The Brief
Interview Prep7 min readMay 2026

How to walk into any interview feeling genuinely ready

Most interview prep is performative. Real readiness is calmer — and it comes from a small, repeatable routine. Here it is.

Most interview prep fails for the same reason most exam revision fails: it's the activity of looking prepared rather than the work of being prepared. Re-reading your CV, watching another "top 10 interview questions" video, refreshing the company's About page — it feels productive, but it doesn't change what comes out of your mouth on the day.

Real readiness is quieter. It's a short routine you can run in 90 minutes, and once you've done it twice, your nerves drop dramatically. Here's the version we've watched work for hundreds of candidates.

The STAR method, done right

STAR — Situation, Task, Action, Result — is the standard framework for behavioural questions. Most candidates know the acronym and still answer badly, because they over-invest in Situation and skimp on Action and Result.

A good STAR answer is roughly:

  • Situation: 1–2 sentences. Just enough context.
  • Task: 1 sentence. What were you specifically responsible for?
  • Action: 3–5 sentences. The bulk of the answer. What you did, why you did it, and what you considered.
  • Result: 1–2 sentences with at least one number.

Prepare 6–8 stories from your career that you can flex to fit different questions: a leadership story, a conflict story, a failure story, a project you're proud of, a time you persuaded someone, a time you missed a target. Almost every behavioural question is a variant of one of these.

Researching a company in 30 minutes

You don't need to memorise their entire history. You need to walk in with a clear, current picture. Here's the routine:

  1. Read their About page and most recent press release or blog post (5 min).
  2. Skim the last two earnings calls or fundraising announcements — get the strategic narrative in their own words (10 min).
  3. Read three reviews on Glassdoor, ignoring the angriest and the most glowing (5 min).
  4. Read the LinkedIn profiles of your interviewers — note where they came from, what they've shipped, and any shared connections (5 min).
  5. Identify one thing the company is clearly betting on right now and one thing that looks hard about the role (5 min).

That last point is the unlock. If you walk in with a clear view of what they're trying to do and where it's hard, the conversation lifts immediately. You stop being a candidate being assessed and start being a colleague thinking through their problem.
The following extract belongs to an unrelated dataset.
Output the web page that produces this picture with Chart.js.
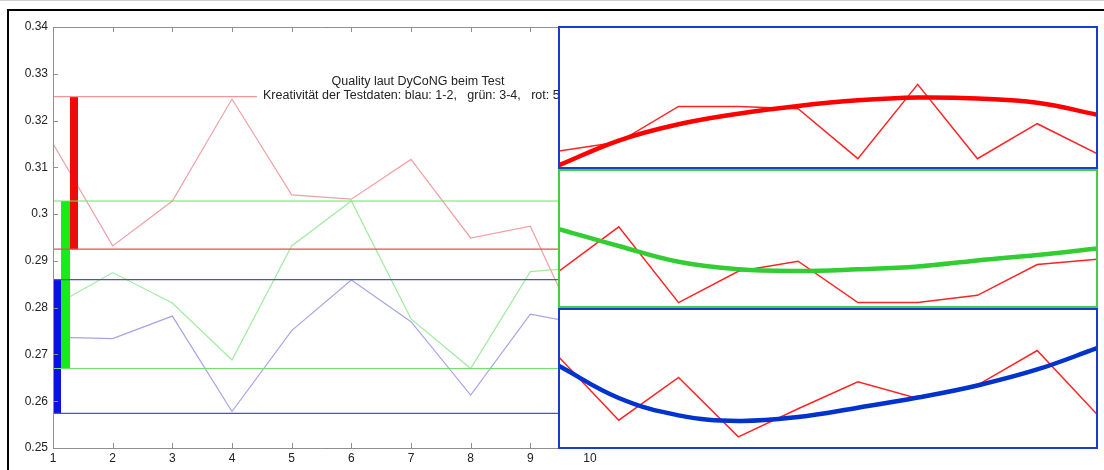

The questions you should always ask

When the interviewer asks if you have questions, "no" is the only wrong answer. Have three or four ready. The strongest fall into three categories:

  • About the role: "What does someone in this role need to get right in the first 90 days for this hire to be considered a clear win?"
  • About the team: "What's the hardest thing about being on this team right now?"
  • About the company: "You mentioned [specific bet from your research] — what's the biggest unknown you're navigating there?"

These questions do two things: they show you've done real homework, and they pull useful information out of the interviewer that helps you decide whether to take the job.

Curveball questions: a calmer approach

Some interviewers throw deliberate curveballs — brain teasers, oddly framed scenarios, deeply technical hypotheticals — partly to test the answer and mostly to test how you behave when you don't know the answer.

The technique is simple, and the technique is the answer:

  1. Take a beat. "That's a good question — let me think for a second." A confident pause is far better than a panicked filler.
  2. Reframe the question out loud. "So you're asking how I'd approach X if Y were true — is that right?" This buys you a moment and confirms you understood.
  3. Walk through your reasoning, not just the answer. "My first instinct is A, because… but I'd want to check B before committing — here's why."
  4. Land somewhere. Even if you're not sure, give a clear point of view and acknowledge what you don't know.

Interviewers are almost never grading the conclusion. They're grading whether you can think clearly out loud under mild pressure. Showing your work always beats faking certainty.

The morning-of routine

  • Re-read the job description once.
  • Re-read your tailored CV once — out loud.
  • Skim your six STAR stories. Don't memorise; just refresh.
  • Look at your interviewers' photos so you can put faces to names.
  • Eat something. Drink water. Walk around the block if you can.

That's it. No new prep on the day. Anything you don't already know, you won't learn in the last hour, and trying to cram raises your nerves more than it raises your readiness.

What "ready" actually feels like

Ready isn't unshaken confidence. It's a quieter kind of calm: you've done the work, you've got your stories, you've thought about their business, you've got smart questions, and you know the technique for the moments you don't know an answer.

From there, the interview is just a conversation between two adults trying to figure out if this is a fit. Which, when you think about it, is what it always was.